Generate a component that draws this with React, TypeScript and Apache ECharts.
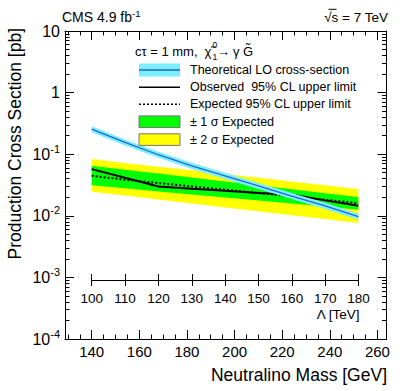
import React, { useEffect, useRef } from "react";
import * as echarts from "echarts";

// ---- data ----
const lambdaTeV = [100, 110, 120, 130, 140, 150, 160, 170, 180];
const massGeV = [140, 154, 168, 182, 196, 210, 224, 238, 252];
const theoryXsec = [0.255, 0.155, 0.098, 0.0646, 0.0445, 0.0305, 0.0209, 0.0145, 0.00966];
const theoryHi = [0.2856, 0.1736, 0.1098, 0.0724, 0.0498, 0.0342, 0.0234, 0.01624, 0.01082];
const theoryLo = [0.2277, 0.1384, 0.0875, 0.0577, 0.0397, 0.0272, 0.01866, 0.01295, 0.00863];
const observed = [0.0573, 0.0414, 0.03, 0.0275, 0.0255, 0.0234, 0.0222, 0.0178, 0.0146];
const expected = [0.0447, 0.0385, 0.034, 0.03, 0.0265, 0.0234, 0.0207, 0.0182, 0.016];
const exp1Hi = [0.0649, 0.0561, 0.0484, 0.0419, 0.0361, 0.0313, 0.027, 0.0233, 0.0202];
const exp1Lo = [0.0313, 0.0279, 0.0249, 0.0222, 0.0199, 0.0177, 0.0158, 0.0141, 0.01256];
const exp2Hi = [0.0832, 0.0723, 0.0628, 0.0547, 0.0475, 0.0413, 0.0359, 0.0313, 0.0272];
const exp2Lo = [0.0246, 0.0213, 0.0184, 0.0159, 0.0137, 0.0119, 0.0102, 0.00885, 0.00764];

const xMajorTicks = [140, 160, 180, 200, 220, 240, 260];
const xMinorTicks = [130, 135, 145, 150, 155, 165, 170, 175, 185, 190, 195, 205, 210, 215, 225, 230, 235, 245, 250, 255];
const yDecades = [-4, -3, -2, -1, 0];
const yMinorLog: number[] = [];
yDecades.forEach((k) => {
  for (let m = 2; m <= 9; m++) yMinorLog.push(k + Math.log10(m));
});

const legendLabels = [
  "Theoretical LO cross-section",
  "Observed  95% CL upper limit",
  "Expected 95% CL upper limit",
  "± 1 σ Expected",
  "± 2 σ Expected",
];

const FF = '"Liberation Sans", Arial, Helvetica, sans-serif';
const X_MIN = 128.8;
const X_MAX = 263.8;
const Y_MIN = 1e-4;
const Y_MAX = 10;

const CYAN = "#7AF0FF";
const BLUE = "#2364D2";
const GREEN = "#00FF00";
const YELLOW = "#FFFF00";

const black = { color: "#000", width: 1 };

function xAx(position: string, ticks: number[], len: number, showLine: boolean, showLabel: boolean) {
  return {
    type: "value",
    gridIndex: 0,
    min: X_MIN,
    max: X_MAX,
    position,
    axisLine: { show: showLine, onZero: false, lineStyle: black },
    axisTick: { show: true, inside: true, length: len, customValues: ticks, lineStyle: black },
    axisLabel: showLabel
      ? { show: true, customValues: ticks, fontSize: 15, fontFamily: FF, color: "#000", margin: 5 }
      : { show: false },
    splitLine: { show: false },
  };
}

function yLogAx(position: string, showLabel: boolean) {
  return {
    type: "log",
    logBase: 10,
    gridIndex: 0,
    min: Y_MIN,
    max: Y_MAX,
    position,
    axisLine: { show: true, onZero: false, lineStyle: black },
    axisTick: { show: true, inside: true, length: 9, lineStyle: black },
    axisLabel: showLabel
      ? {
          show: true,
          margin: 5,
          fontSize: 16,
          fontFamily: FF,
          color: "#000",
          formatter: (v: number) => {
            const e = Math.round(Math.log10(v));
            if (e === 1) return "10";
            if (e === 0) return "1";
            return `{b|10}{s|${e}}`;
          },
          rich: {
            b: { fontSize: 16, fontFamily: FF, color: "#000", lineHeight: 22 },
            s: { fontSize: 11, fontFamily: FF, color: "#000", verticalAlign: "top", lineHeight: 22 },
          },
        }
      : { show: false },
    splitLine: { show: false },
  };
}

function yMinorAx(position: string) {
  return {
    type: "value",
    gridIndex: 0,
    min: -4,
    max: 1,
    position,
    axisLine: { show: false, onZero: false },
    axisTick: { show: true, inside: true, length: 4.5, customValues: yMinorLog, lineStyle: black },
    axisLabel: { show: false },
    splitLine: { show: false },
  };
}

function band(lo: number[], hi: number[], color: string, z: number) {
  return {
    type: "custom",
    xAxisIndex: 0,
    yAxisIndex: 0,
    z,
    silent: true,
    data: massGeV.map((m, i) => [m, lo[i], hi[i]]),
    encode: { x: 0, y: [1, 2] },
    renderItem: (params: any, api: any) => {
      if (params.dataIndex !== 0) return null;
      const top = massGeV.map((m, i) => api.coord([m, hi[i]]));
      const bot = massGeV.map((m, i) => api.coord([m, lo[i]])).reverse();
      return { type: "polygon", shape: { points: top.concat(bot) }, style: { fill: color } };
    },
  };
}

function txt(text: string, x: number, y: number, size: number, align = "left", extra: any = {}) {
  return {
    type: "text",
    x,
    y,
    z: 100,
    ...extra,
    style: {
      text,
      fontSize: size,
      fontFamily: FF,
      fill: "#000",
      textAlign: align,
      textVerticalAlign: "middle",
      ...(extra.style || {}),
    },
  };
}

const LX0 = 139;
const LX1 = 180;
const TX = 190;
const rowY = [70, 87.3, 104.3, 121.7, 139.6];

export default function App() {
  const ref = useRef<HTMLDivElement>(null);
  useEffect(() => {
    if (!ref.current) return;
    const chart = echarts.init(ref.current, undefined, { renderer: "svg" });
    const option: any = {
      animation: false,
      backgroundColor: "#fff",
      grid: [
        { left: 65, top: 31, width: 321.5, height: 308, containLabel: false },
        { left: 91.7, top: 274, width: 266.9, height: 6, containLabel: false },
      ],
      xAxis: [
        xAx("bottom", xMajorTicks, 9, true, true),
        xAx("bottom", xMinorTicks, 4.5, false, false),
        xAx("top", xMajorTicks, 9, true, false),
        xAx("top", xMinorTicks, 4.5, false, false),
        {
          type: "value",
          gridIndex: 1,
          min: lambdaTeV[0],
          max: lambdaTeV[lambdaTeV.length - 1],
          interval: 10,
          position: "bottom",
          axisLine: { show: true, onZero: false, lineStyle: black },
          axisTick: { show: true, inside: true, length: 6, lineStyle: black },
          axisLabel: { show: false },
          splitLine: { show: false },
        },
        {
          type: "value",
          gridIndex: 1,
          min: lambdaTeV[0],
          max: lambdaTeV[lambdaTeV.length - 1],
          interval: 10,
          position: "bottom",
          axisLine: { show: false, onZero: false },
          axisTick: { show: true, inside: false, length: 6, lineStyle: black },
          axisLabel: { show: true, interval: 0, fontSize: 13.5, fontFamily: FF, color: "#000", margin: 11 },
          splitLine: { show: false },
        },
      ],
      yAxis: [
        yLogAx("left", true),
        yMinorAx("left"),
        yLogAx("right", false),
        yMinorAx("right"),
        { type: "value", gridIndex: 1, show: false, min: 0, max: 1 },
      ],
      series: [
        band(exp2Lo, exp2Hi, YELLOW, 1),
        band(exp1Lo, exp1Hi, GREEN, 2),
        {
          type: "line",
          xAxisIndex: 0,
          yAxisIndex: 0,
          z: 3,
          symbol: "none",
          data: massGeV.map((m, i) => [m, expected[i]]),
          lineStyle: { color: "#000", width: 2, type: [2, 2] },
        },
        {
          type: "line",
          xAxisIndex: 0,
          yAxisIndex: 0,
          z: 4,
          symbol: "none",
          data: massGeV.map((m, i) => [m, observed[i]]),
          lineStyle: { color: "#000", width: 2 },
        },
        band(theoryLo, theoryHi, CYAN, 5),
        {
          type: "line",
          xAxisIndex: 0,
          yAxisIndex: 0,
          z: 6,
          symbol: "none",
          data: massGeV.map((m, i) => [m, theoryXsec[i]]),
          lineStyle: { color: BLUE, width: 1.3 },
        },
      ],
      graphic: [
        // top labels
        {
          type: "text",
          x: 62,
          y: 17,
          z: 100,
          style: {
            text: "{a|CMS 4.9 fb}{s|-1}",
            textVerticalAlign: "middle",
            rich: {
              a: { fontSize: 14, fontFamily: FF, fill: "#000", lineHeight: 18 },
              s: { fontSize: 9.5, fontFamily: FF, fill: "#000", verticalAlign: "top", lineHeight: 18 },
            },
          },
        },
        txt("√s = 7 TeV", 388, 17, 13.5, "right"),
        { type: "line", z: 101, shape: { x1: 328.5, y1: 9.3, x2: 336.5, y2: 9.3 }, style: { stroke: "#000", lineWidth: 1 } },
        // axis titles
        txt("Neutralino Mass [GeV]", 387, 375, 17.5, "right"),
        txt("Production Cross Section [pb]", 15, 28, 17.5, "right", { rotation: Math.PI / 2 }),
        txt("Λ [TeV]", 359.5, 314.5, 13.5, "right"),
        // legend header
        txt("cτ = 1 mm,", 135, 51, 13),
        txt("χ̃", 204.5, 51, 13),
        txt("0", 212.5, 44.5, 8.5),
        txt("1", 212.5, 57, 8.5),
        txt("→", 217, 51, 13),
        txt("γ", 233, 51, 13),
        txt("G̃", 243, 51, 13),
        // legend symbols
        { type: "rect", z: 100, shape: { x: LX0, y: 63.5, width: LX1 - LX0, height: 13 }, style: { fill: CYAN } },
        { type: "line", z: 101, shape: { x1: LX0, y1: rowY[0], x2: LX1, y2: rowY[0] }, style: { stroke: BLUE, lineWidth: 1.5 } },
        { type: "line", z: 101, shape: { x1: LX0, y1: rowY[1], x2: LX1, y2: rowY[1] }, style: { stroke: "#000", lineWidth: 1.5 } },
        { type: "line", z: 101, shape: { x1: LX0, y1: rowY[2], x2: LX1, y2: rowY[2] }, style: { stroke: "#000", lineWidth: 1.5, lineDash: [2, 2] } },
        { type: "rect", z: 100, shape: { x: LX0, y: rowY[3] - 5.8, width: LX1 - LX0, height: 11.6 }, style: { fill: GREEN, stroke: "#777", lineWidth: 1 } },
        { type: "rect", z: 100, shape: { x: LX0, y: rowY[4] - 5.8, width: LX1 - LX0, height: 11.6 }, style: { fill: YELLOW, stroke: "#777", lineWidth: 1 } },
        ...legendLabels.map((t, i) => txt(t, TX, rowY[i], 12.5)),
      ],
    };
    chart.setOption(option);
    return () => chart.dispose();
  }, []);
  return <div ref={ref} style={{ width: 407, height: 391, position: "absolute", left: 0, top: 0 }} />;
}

++++++++++

WORK TO BE COMPLETED:
Repeat the listing above exactly from its first line to the line containing "import * as", both included, and omit the pictures.

ANSWER TO THIS PROBLEM:
Generate a component that draws this with React, TypeScript and Apache ECharts.
import React, { useEffect, useRef } from "react";
import * as echarts from "echarts";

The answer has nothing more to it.